4.4 Conformity to Securities Laws. Participant acknowledges that the Plan, the Grant Notice and this Agreement are intended to conform to the extent necessary with all Applicable Laws and, to the extent Applicable Laws permit, will be deemed amended as necessary to conform to Applicable Laws.
4.5 Successors and Assigns. The Company may assign any of its rights under this Agreement to single or multiple assignees, and this Agreement will inure to the benefit of the successors and assigns of the Company. Subject to the restrictions on transfer set forth in this Agreement or the Plan, this Agreement will be binding upon and inure to the benefit of the heirs, legatees, legal representatives, successors and assigns of the parties hereto.
4.6 Clawback. This Award shall be subject to any clawback or recoupment policy currently in effect or as may be adopted by the Company, as may be amended from time to time.
4.7 Limitations Applicable to Section 16 Persons. Notwithstanding any other provision of the Plan or this Agreement, if Participant is subject to Section 16 of the Exchange Act, then the Plan, the Grant Notice, this Agreement, the RSUs and the Dividend Equivalents will be subject to any additional limitations set forth in any applicable exemptive rule under Section 16 of the Exchange Act (including any amendment to Rule 16b-3) that are requirements for the application of such exemptive rule. To the extent Applicable Laws permit, this Agreement will be deemed amended as necessary to conform to such applicable exemptive rule.
4.8 Entire Agreement. The Plan, the Grant Notice and this Agreement (including any exhibit hereto) constitute the entire agreement of the parties and supersede in their entirety all prior undertakings and agreements of the Company and Participant with respect to the subject matter hereof.

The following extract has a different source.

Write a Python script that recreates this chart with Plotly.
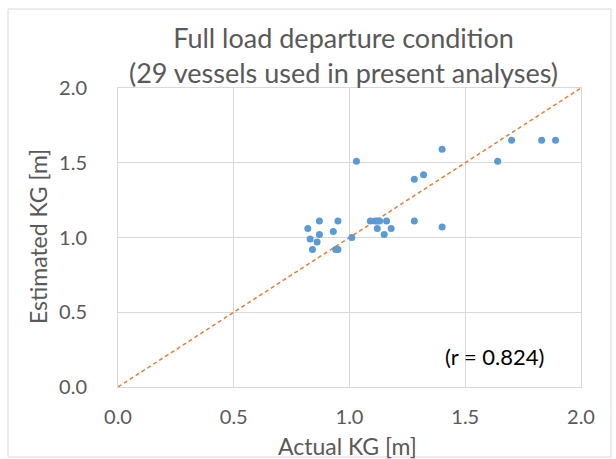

4.9 Agreement Severable. In the event that any provision of the Grant Notice or this Agreement is held illegal or invalid, the provision will be severable from, and the illegality or invalidity of the provision will not be construed to have any effect on, the remaining provisions of the Grant Notice or this Agreement.
4.10 Limitation on Participant’s Rights. Participation in the Plan confers no rights or interests other than as herein provided. This Agreement creates only a contractual obligation on the part of the Company as to amounts payable and may not be construed as creating a trust. Neither the Plan nor any underlying program, in and of itself, has any assets. Participant will have only the rights of a general unsecured creditor of the Company with respect to amounts credited and benefits payable, if any, with respect to the RSUs and Dividend Equivalents, and rights no greater than the right to receive payment as a general unsecured creditor with respect to the RSUs and Dividend Equivalents, as and when settled pursuant to the terms of this Agreement.
4.11 Not a Contract of Employment. Nothing in the Plan, the Grant Notice or this Agreement confers upon Participant any right to continue in the employ or service of the Company or any Subsidiary or interferes with or restricts in any way the rights of the Company and its Subsidiaries, which rights are hereby expressly reserved, to discharge or terminate the services of Participant at any time for any reason whatsoever, with or without Cause, except to the extent expressly provided otherwise in a written agreement between the Company or a Subsidiary and Participant.
4.12 Counterparts. The Grant Notice may be executed in one or more counterparts, including by way of any electronic signature, subject to Applicable Law, each of which will be deemed an original and all of which together will constitute one instrument.